### Data for the task
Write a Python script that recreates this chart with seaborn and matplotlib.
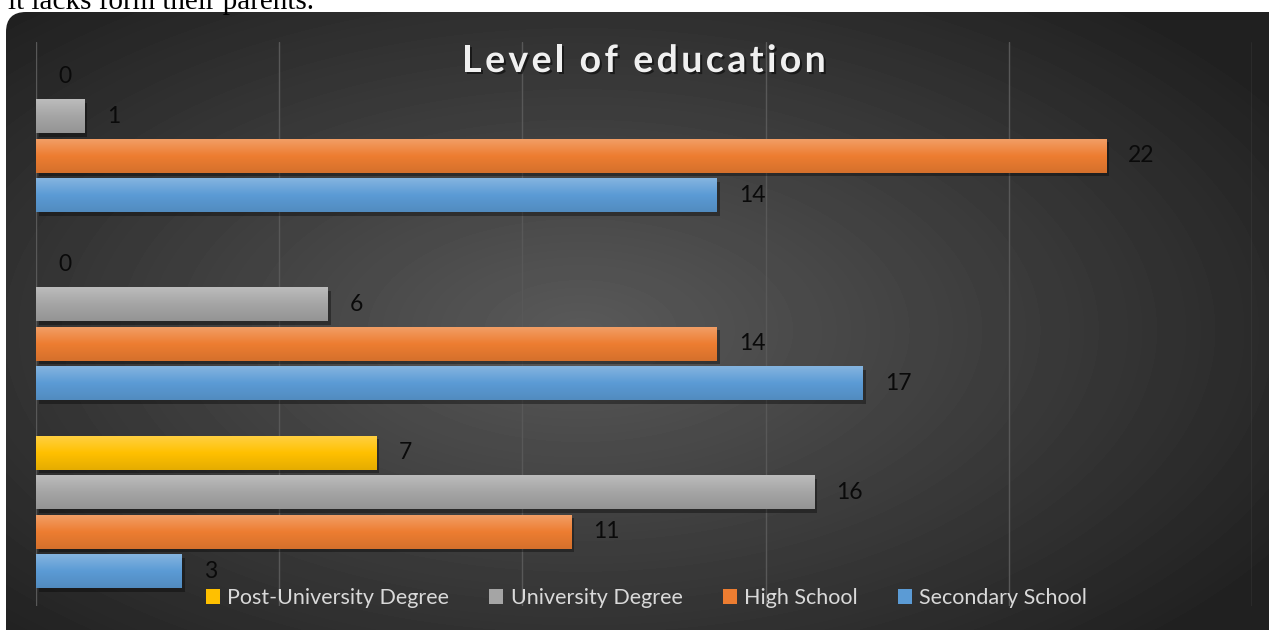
import numpy as np
import pandas as pd
import matplotlib
matplotlib.use('Agg')
import matplotlib.pyplot as plt
import seaborn as sns
from matplotlib.patches import FancyBboxPatch
from matplotlib import patheffects as pe
from matplotlib.colors import to_rgb

# data (groups top to bottom)
groups = ['Group 1', 'Group 2', 'Group 3']
levels = ['Post-University Degree', 'University Degree', 'High School', 'Secondary School']
post_uni = [0, 0, 7]
university = [1, 6, 16]
high_school = [22, 14, 11]
secondary = [14, 17, 3]
colors = ['#FFC000', '#A5A5A5', '#ED7D31', '#5B9BD5']

df = pd.DataFrame({
    'group': groups * 4,
    'level': np.repeat(levels, len(groups)),
    'count': post_uni + university + high_school + secondary,
})

sns.set_style('white')
plt.rcParams['font.family'] = ['Lato', 'DejaVu Sans']

W, H = 1269, 630
fig = plt.figure(figsize=(W / 100, H / 100), dpi=100)
fig.patch.set_facecolor('white')

# dark rounded background with radial gradient
bg = fig.add_axes([0, 0, 1, 1])
bg.set_xlim(0, W)
bg.set_ylim(H, 0)
bg.axis('off')
box = FancyBboxPatch((6, 12), W + 30, H + 30, boxstyle='round,pad=0,rounding_size=20',
                     facecolor='none', edgecolor='none')
bg.add_patch(box)
yy, xx = np.mgrid[0:H, 0:W]
d = np.sqrt(((xx - 580) / 820.0) ** 2 + ((yy - 330) / 430.0) ** 2)
val = np.clip(0.35 - 0.22 * d, 0.13, 1)
im = bg.imshow(val, cmap='gray', vmin=0, vmax=1, extent=(0, W, H, 0), aspect='auto')
im.set_clip_path(box)

fig.text(8 / W, 1 - 9 / H, 'it lacks form their parents.', family='Liberation Serif',
         fontsize=21, va='baseline', ha='left', color='black')

ax = fig.add_axes([36 / W, 1 - 606 / H, (1252 - 36) / W, (606 - 42) / H])
ax.patch.set_alpha(0)
sns.barplot(data=df, y='group', x='count', hue='level', hue_order=levels, palette=colors,
            orient='h', width=0.84, gap=0.14, saturation=1, linewidth=0, ax=ax)

shadow = [pe.SimplePatchShadow(offset=(2, -2.5), shadow_rgbFace='black', alpha=0.35), pe.Normal()]
for cont, col in zip(ax.containers, colors):
    base = np.array(to_rgb(col))
    top = base + (1 - base) * 0.25
    bot = base * 0.9
    t = np.linspace(0, 1, 32)[:, None]
    grad = np.where(t < 0.5, top + (base - top) * (t / 0.5), base + (bot - base) * ((t - 0.5) / 0.5))
    grad = grad[:, None, :]
    for bar in cont:
        bar.set_path_effects(shadow)
        if bar.get_width() > 0:
            x0, y0 = bar.get_x(), bar.get_y()
            gi = ax.imshow(grad, extent=(x0, x0 + bar.get_width(), y0 + bar.get_height(), y0),
                           aspect='auto', origin='upper', interpolation='bilinear', zorder=bar.get_zorder() + 0.1)
            gi.set_clip_path(bar)
    ax.bar_label(cont, padding=16, fontsize=16.5, color='#0a0a0a')

ax.set_xlim(0, 25)
ax.set_ylim(2.5, -0.5)
ax.set_xticks(range(0, 26, 5))
ax.set_xticklabels([])
ax.set_yticks([])
ax.set_xlabel('')
ax.set_ylabel('')
ax.xaxis.grid(True, color='#585858', linewidth=1)
ax.set_axisbelow(True)
ax.tick_params(length=0)
for s in ax.spines.values():
    s.set_visible(False)

leg = ax.legend(loc='center', bbox_to_anchor=(0.502, 0.014), ncol=4, frameon=False,
                labelcolor='#d9d9d9', fontsize=15.5, handlelength=0.65, handleheight=0.65,
                handletextpad=0.35, columnspacing=1.85)

# title with letter spacing, placed char by char
title = 'Level of education'
tkw = dict(fontsize=27, fontweight='bold', color='#f0f0f0', va='center', ha='left',
           path_effects=[pe.withSimplePatchShadow(offset=(1.5, -1.5), shadow_rgbFace='black', alpha=0.5)])
renderer = fig.canvas.get_renderer()
spacing = 3.4
widths = []
for ch in title:
    tt = fig.text(0, 0, ch if ch != ' ' else 'a', **tkw)
    w = tt.get_window_extent(renderer).width
    if ch == ' ':
        w *= 0.45
    widths.append(w)
    tt.remove()
total = sum(widths) + spacing * (len(title) - 1)
x = 644 - total / 2
for ch, w in zip(title, widths):
    if ch != ' ':
        fig.text(x / W, 1 - 61 / H, ch, **tkw)
    x += w + spacing

fig.savefig('out.png', dpi=100)
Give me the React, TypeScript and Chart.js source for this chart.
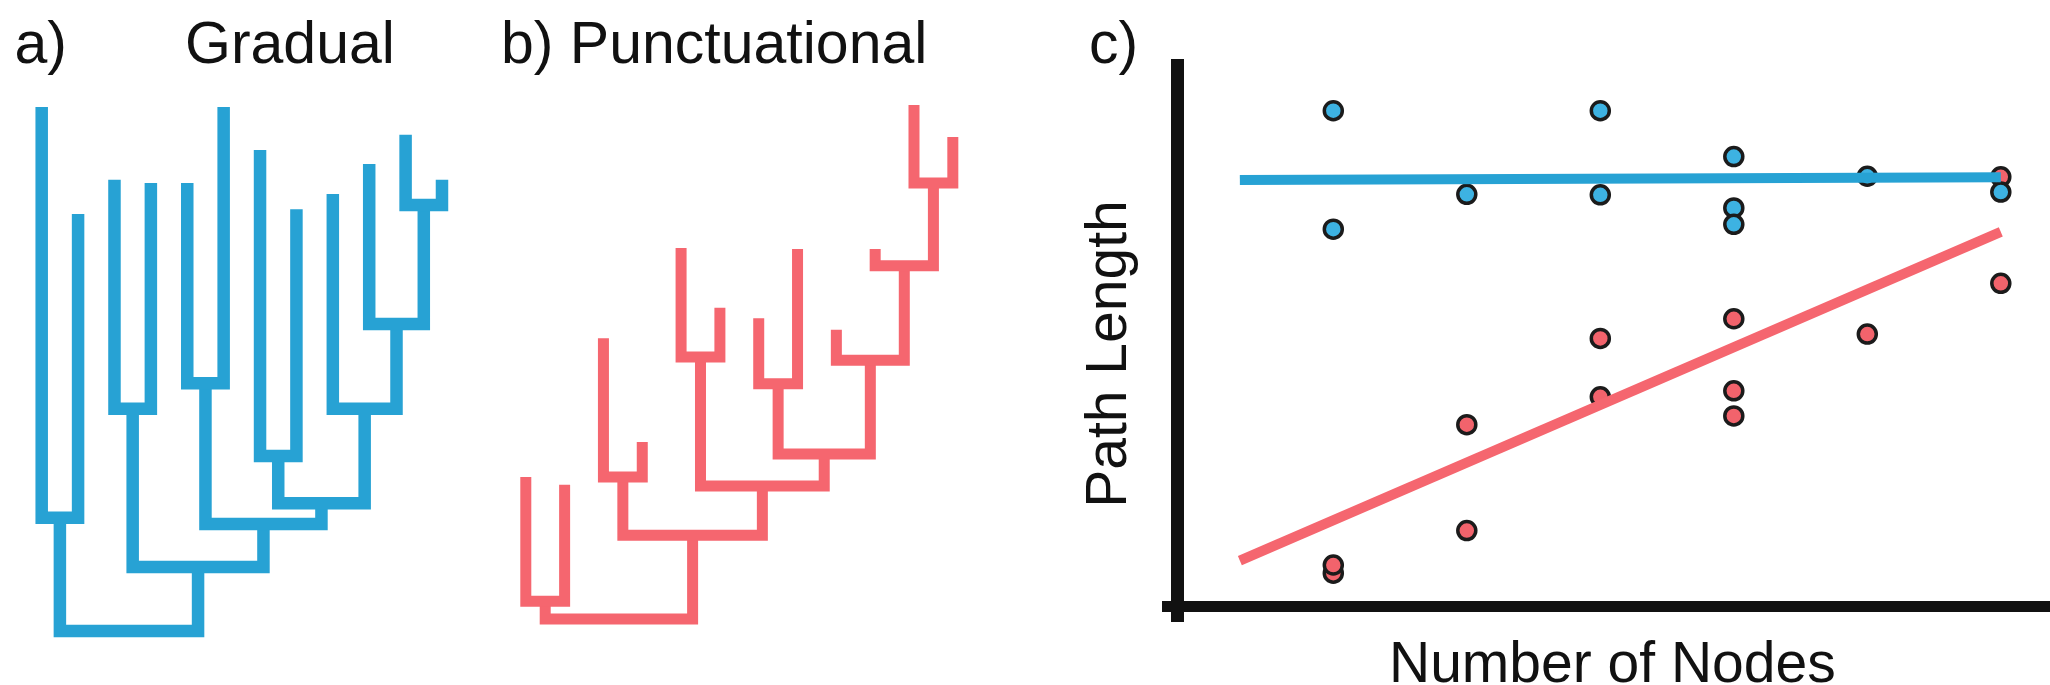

### Exercise goal
Pictures don't belong in the copy. Restate all the entries exactly.

### Result for this exercise
Write a Python script that recreates this chart with seaborn and matplotlib.
import numpy as np
import pandas as pd
import matplotlib
matplotlib.use('Agg')
import matplotlib.pyplot as plt
import seaborn as sns
from matplotlib.patches import FancyBboxPatch
from matplotlib import patheffects as pe
from matplotlib.colors import to_rgb

# data (groups top to bottom)
groups = ['Group 1', 'Group 2', 'Group 3']
levels = ['Post-University Degree', 'University Degree', 'High School', 'Secondary School']
post_uni = [0, 0, 7]
university = [1, 6, 16]
high_school = [22, 14, 11]
secondary = [14, 17, 3]
colors = ['#FFC000', '#A5A5A5', '#ED7D31', '#5B9BD5']

df = pd.DataFrame({
    'group': groups * 4,
    'level': np.repeat(levels, len(groups)),
    'count': post_uni + university + high_school + secondary,
})

sns.set_style('white')
plt.rcParams['font.family'] = ['Lato', 'DejaVu Sans']

W, H = 1269, 630
fig = plt.figure(figsize=(W / 100, H / 100), dpi=100)
fig.patch.set_facecolor('white')

# dark rounded background with radial gradient
bg = fig.add_axes([0, 0, 1, 1])
bg.set_xlim(0, W)
bg.set_ylim(H, 0)
bg.axis('off')
box = FancyBboxPatch((6, 12), W + 30, H + 30, boxstyle='round,pad=0,rounding_size=20',
                     facecolor='none', edgecolor='none')
bg.add_patch(box)
yy, xx = np.mgrid[0:H, 0:W]
d = np.sqrt(((xx - 580) / 820.0) ** 2 + ((yy - 330) / 430.0) ** 2)
val = np.clip(0.35 - 0.22 * d, 0.13, 1)
im = bg.imshow(val, cmap='gray', vmin=0, vmax=1, extent=(0, W, H, 0), aspect='auto')
im.set_clip_path(box)

fig.text(8 / W, 1 - 9 / H, 'it lacks form their parents.', family='Liberation Serif',
         fontsize=21, va='baseline', ha='left', color='black')

ax = fig.add_axes([36 / W, 1 - 606 / H, (1252 - 36) / W, (606 - 42) / H])
ax.patch.set_alpha(0)
sns.barplot(data=df, y='group', x='count', hue='level', hue_order=levels, palette=colors,
            orient='h', width=0.84, gap=0.14, saturation=1, linewidth=0, ax=ax)

shadow = [pe.SimplePatchShadow(offset=(2, -2.5), shadow_rgbFace='black', alpha=0.35), pe.Normal()]
for cont, col in zip(ax.containers, colors):
    base = np.array(to_rgb(col))
    top = base + (1 - base) * 0.25
    bot = base * 0.9
    t = np.linspace(0, 1, 32)[:, None]
    grad = np.where(t < 0.5, top + (base - top) * (t / 0.5), base + (bot - base) * ((t - 0.5) / 0.5))
    grad = grad[:, None, :]
    for bar in cont:
        bar.set_path_effects(shadow)
        if bar.get_width() > 0:
            x0, y0 = bar.get_x(), bar.get_y()
            gi = ax.imshow(grad, extent=(x0, x0 + bar.get_width(), y0 + bar.get_height(), y0),
                           aspect='auto', origin='upper', interpolation='bilinear', zorder=bar.get_zorder() + 0.1)
            gi.set_clip_path(bar)
    ax.bar_label(cont, padding=16, fontsize=16.5, color='#0a0a0a')

ax.set_xlim(0, 25)
ax.set_ylim(2.5, -0.5)
ax.set_xticks(range(0, 26, 5))
ax.set_xticklabels([])
ax.set_yticks([])
ax.set_xlabel('')
ax.set_ylabel('')
ax.xaxis.grid(True, color='#585858', linewidth=1)
ax.set_axisbelow(True)
ax.tick_params(length=0)
for s in ax.spines.values():
    s.set_visible(False)

leg = ax.legend(loc='center', bbox_to_anchor=(0.502, 0.014), ncol=4, frameon=False,
                labelcolor='#d9d9d9', fontsize=15.5, handlelength=0.65, handleheight=0.65,
                handletextpad=0.35, columnspacing=1.85)

# title with letter spacing, placed char by char
title = 'Level of education'
tkw = dict(fontsize=27, fontweight='bold', color='#f0f0f0', va='center', ha='left',
           path_effects=[pe.withSimplePatchShadow(offset=(1.5, -1.5), shadow_rgbFace='black', alpha=0.5)])
renderer = fig.canvas.get_renderer()
spacing = 3.4
widths = []
for ch in title:
    tt = fig.text(0, 0, ch if ch != ' ' else 'a', **tkw)
    w = tt.get_window_extent(renderer).width
    if ch == ' ':
        w *= 0.45
    widths.append(w)
    tt.remove()
total = sum(widths) + spacing * (len(title) - 1)
x = 644 - total / 2
for ch, w in zip(title, widths):
    if ch != ' ':
        fig.text(x / W, 1 - 61 / H, ch, **tkw)
    x += w + spacing

fig.savefig('out.png', dpi=100)
Give me the React, TypeScript and Chart.js source for this chart.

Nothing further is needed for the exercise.